(Challenge): Write the data out again, character for character, with no images.

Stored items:
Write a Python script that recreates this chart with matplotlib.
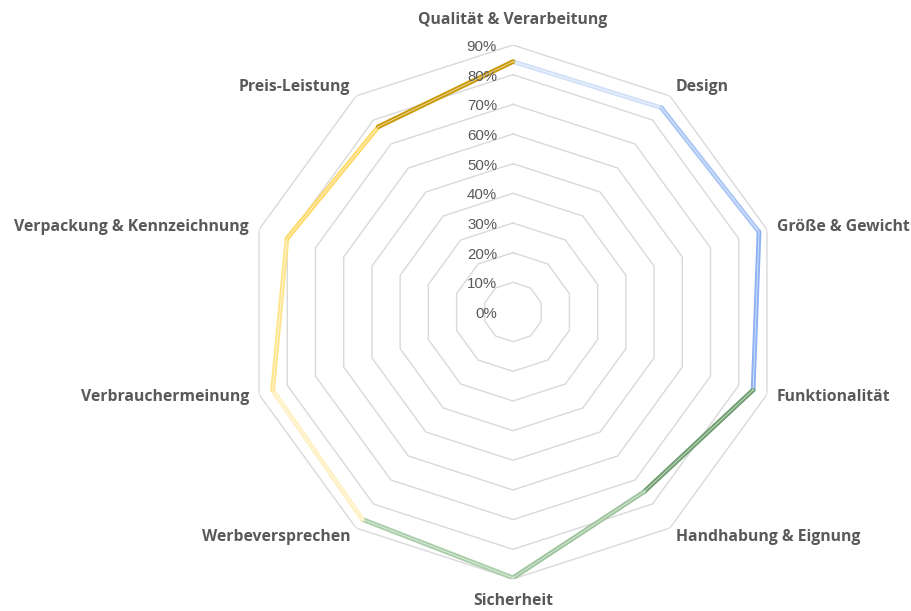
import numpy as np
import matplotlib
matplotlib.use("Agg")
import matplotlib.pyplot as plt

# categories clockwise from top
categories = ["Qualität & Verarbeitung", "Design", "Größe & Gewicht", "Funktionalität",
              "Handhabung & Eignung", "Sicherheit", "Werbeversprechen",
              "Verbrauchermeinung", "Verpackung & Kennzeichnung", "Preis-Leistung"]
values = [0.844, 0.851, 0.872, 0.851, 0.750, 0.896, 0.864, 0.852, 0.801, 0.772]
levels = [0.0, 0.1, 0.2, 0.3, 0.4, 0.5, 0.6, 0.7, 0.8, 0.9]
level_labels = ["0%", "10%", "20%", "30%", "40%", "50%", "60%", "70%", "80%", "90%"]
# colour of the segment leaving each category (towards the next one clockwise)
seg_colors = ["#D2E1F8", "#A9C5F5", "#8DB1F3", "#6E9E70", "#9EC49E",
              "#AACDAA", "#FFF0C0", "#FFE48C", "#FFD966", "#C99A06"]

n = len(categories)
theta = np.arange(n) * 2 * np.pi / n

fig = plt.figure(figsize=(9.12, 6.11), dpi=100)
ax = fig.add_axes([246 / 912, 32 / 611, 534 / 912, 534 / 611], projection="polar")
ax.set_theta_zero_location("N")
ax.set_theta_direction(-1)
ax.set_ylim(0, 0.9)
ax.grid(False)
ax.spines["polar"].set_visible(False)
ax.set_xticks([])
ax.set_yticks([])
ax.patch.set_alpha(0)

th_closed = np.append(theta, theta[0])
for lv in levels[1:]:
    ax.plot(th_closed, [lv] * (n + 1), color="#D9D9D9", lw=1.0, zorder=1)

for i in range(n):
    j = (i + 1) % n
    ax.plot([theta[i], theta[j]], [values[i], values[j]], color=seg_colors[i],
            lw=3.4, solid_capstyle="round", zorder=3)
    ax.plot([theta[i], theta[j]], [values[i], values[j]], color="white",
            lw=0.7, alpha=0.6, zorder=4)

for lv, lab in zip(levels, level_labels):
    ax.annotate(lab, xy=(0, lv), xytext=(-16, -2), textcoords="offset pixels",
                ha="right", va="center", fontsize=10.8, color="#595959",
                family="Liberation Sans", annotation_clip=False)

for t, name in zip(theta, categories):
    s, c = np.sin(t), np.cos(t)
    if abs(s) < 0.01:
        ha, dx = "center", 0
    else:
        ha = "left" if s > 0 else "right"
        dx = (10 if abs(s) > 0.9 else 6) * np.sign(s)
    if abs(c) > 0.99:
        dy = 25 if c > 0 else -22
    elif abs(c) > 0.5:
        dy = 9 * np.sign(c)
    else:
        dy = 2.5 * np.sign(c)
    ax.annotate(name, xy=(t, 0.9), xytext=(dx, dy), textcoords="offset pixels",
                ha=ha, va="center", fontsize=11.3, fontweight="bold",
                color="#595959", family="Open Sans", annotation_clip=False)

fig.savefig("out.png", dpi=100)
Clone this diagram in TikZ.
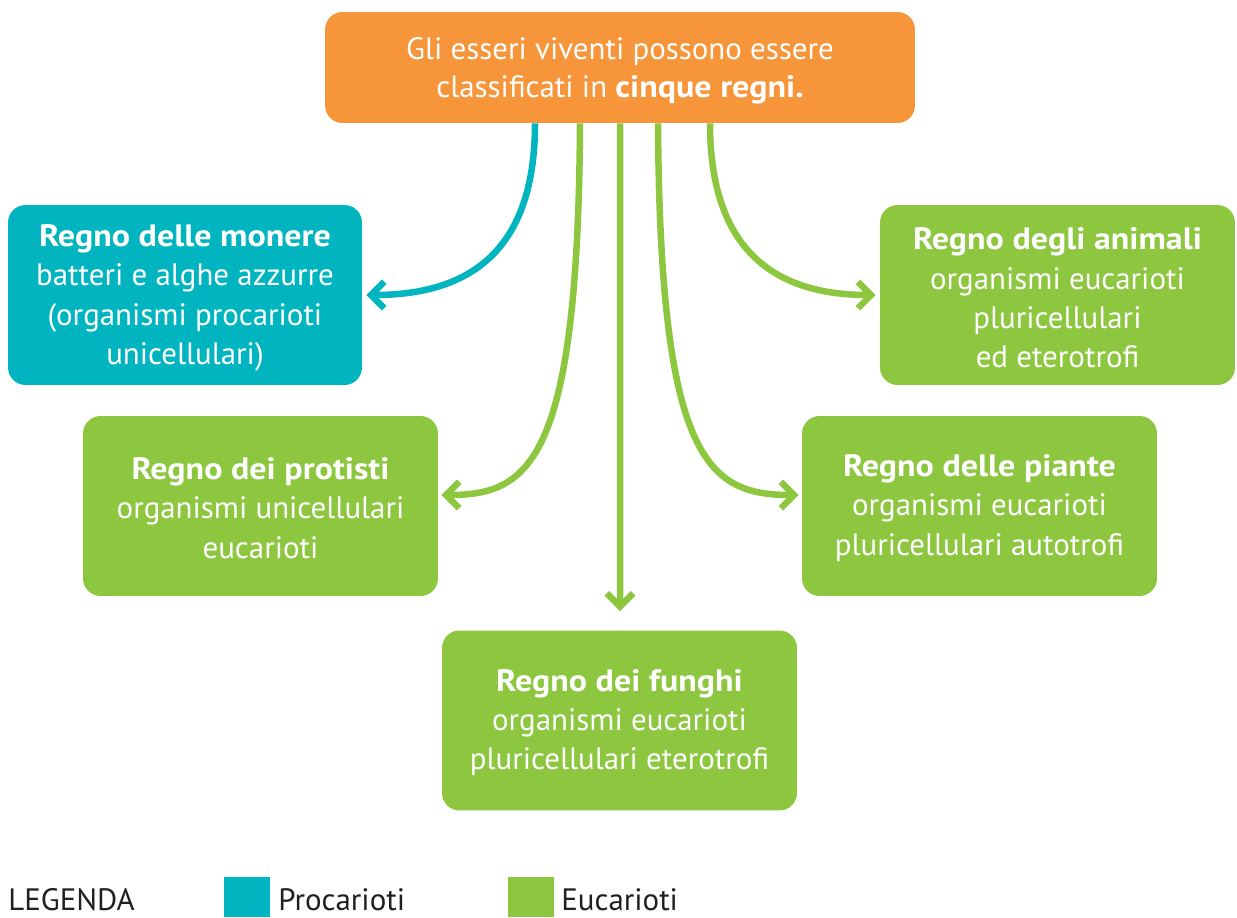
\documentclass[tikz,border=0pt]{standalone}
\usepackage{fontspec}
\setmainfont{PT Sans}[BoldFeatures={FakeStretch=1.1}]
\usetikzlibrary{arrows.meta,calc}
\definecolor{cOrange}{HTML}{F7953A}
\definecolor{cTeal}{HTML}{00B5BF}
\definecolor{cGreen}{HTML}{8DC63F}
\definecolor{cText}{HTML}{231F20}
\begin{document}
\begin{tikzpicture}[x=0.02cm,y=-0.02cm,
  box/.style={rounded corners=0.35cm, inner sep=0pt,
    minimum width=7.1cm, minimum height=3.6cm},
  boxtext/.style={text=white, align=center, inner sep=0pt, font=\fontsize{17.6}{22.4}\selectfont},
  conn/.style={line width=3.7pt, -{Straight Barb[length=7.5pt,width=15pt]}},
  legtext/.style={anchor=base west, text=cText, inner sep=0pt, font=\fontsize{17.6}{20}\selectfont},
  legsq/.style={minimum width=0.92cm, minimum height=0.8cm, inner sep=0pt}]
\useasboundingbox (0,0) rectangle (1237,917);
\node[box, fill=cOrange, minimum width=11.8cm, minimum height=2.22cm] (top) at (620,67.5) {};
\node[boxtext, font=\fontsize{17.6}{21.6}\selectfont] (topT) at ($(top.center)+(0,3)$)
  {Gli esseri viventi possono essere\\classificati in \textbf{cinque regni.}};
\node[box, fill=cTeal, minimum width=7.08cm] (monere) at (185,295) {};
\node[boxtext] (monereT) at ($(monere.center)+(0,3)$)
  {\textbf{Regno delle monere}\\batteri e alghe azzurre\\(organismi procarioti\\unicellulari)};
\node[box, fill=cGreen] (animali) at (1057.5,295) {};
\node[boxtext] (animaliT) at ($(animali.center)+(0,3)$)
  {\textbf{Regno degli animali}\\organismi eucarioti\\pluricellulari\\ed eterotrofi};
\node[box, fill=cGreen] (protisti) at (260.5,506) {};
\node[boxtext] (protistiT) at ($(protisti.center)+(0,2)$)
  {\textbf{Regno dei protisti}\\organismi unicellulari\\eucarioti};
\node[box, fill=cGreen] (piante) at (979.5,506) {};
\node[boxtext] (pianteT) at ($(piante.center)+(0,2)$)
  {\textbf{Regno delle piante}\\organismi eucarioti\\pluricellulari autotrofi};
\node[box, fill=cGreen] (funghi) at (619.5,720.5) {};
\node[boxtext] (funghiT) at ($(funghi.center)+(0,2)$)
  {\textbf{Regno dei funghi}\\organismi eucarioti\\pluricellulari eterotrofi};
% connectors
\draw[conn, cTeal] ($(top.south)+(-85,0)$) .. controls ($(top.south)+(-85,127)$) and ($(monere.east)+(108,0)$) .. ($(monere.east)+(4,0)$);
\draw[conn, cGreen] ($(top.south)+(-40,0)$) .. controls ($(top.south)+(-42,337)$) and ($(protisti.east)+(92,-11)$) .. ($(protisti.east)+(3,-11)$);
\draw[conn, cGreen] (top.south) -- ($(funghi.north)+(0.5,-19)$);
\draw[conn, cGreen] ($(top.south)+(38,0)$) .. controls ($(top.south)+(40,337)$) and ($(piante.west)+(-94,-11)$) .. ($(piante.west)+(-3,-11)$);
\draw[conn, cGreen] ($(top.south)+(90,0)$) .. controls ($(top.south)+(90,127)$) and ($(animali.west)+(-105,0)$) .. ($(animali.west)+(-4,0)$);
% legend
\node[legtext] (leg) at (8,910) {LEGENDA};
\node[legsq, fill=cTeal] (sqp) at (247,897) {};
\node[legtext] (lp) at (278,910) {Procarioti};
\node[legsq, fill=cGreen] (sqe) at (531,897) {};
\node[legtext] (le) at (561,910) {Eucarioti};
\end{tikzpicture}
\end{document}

(Full output):
Write a Python script that recreates this chart with matplotlib.
import numpy as np
import matplotlib
matplotlib.use("Agg")
import matplotlib.pyplot as plt

# categories clockwise from top
categories = ["Qualität & Verarbeitung", "Design", "Größe & Gewicht", "Funktionalität",
              "Handhabung & Eignung", "Sicherheit", "Werbeversprechen",
              "Verbrauchermeinung", "Verpackung & Kennzeichnung", "Preis-Leistung"]
values = [0.844, 0.851, 0.872, 0.851, 0.750, 0.896, 0.864, 0.852, 0.801, 0.772]
levels = [0.0, 0.1, 0.2, 0.3, 0.4, 0.5, 0.6, 0.7, 0.8, 0.9]
level_labels = ["0%", "10%", "20%", "30%", "40%", "50%", "60%", "70%", "80%", "90%"]
# colour of the segment leaving each category (towards the next one clockwise)
seg_colors = ["#D2E1F8", "#A9C5F5", "#8DB1F3", "#6E9E70", "#9EC49E",
              "#AACDAA", "#FFF0C0", "#FFE48C", "#FFD966", "#C99A06"]

n = len(categories)
theta = np.arange(n) * 2 * np.pi / n

fig = plt.figure(figsize=(9.12, 6.11), dpi=100)
ax = fig.add_axes([246 / 912, 32 / 611, 534 / 912, 534 / 611], projection="polar")
ax.set_theta_zero_location("N")
ax.set_theta_direction(-1)
ax.set_ylim(0, 0.9)
ax.grid(False)
ax.spines["polar"].set_visible(False)
ax.set_xticks([])
ax.set_yticks([])
ax.patch.set_alpha(0)

th_closed = np.append(theta, theta[0])
for lv in levels[1:]:
    ax.plot(th_closed, [lv] * (n + 1), color="#D9D9D9", lw=1.0, zorder=1)

for i in range(n):
    j = (i + 1) % n
    ax.plot([theta[i], theta[j]], [values[i], values[j]], color=seg_colors[i],
            lw=3.4, solid_capstyle="round", zorder=3)
    ax.plot([theta[i], theta[j]], [values[i], values[j]], color="white",
            lw=0.7, alpha=0.6, zorder=4)

for lv, lab in zip(levels, level_labels):
    ax.annotate(lab, xy=(0, lv), xytext=(-16, -2), textcoords="offset pixels",
                ha="right", va="center", fontsize=10.8, color="#595959",
                family="Liberation Sans", annotation_clip=False)

for t, name in zip(theta, categories):
    s, c = np.sin(t), np.cos(t)
    if abs(s) < 0.01:
        ha, dx = "center", 0
    else:
        ha = "left" if s > 0 else "right"
        dx = (10 if abs(s) > 0.9 else 6) * np.sign(s)
    if abs(c) > 0.99:
        dy = 25 if c > 0 else -22
    elif abs(c) > 0.5:
        dy = 9 * np.sign(c)
    else:
        dy = 2.5 * np.sign(c)
    ax.annotate(name, xy=(t, 0.9), xytext=(dx, dy), textcoords="offset pixels",
                ha=ha, va="center", fontsize=11.3, fontweight="bold",
                color="#595959", family="Open Sans", annotation_clip=False)

fig.savefig("out.png", dpi=100)
Clone this diagram in TikZ.
\documentclass[tikz,border=0pt]{standalone}
\usepackage{fontspec}
\setmainfont{PT Sans}[BoldFeatures={FakeStretch=1.1}]
\usetikzlibrary{arrows.meta,calc}
\definecolor{cOrange}{HTML}{F7953A}
\definecolor{cTeal}{HTML}{00B5BF}
\definecolor{cGreen}{HTML}{8DC63F}
\definecolor{cText}{HTML}{231F20}
\begin{document}
\begin{tikzpicture}[x=0.02cm,y=-0.02cm,
  box/.style={rounded corners=0.35cm, inner sep=0pt,
    minimum width=7.1cm, minimum height=3.6cm},
  boxtext/.style={text=white, align=center, inner sep=0pt, font=\fontsize{17.6}{22.4}\selectfont},
  conn/.style={line width=3.7pt, -{Straight Barb[length=7.5pt,width=15pt]}},
  legtext/.style={anchor=base west, text=cText, inner sep=0pt, font=\fontsize{17.6}{20}\selectfont},
  legsq/.style={minimum width=0.92cm, minimum height=0.8cm, inner sep=0pt}]
\useasboundingbox (0,0) rectangle (1237,917);
\node[box, fill=cOrange, minimum width=11.8cm, minimum height=2.22cm] (top) at (620,67.5) {};
\node[boxtext, font=\fontsize{17.6}{21.6}\selectfont] (topT) at ($(top.center)+(0,3)$)
  {Gli esseri viventi possono essere\\classificati in \textbf{cinque regni.}};
\node[box, fill=cTeal, minimum width=7.08cm] (monere) at (185,295) {};
\node[boxtext] (monereT) at ($(monere.center)+(0,3)$)
  {\textbf{Regno delle monere}\\batteri e alghe azzurre\\(organismi procarioti\\unicellulari)};
\node[box, fill=cGreen] (animali) at (1057.5,295) {};
\node[boxtext] (animaliT) at ($(animali.center)+(0,3)$)
  {\textbf{Regno degli animali}\\organismi eucarioti\\pluricellulari\\ed eterotrofi};
\node[box, fill=cGreen] (protisti) at (260.5,506) {};
\node[boxtext] (protistiT) at ($(protisti.center)+(0,2)$)
  {\textbf{Regno dei protisti}\\organismi unicellulari\\eucarioti};
\node[box, fill=cGreen] (piante) at (979.5,506) {};
\node[boxtext] (pianteT) at ($(piante.center)+(0,2)$)
  {\textbf{Regno delle piante}\\organismi eucarioti\\pluricellulari autotrofi};
\node[box, fill=cGreen] (funghi) at (619.5,720.5) {};
\node[boxtext] (funghiT) at ($(funghi.center)+(0,2)$)
  {\textbf{Regno dei funghi}\\organismi eucarioti\\pluricellulari eterotrofi};
% connectors
\draw[conn, cTeal] ($(top.south)+(-85,0)$) .. controls ($(top.south)+(-85,127)$) and ($(monere.east)+(108,0)$) .. ($(monere.east)+(4,0)$);
\draw[conn, cGreen] ($(top.south)+(-40,0)$) .. controls ($(top.south)+(-42,337)$) and ($(protisti.east)+(92,-11)$) .. ($(protisti.east)+(3,-11)$);
\draw[conn, cGreen] (top.south) -- ($(funghi.north)+(0.5,-19)$);
\draw[conn, cGreen] ($(top.south)+(38,0)$) .. controls ($(top.south)+(40,337)$) and ($(piante.west)+(-94,-11)$) .. ($(piante.west)+(-3,-11)$);
\draw[conn, cGreen] ($(top.south)+(90,0)$) .. controls ($(top.south)+(90,127)$) and ($(animali.west)+(-105,0)$) .. ($(animali.west)+(-4,0)$);
% legend
\node[legtext] (leg) at (8,910) {LEGENDA};
\node[legsq, fill=cTeal] (sqp) at (247,897) {};
\node[legtext] (lp) at (278,910) {Procarioti};
\node[legsq, fill=cGreen] (sqe) at (531,897) {};
\node[legtext] (le) at (561,910) {Eucarioti};
\end{tikzpicture}
\end{document}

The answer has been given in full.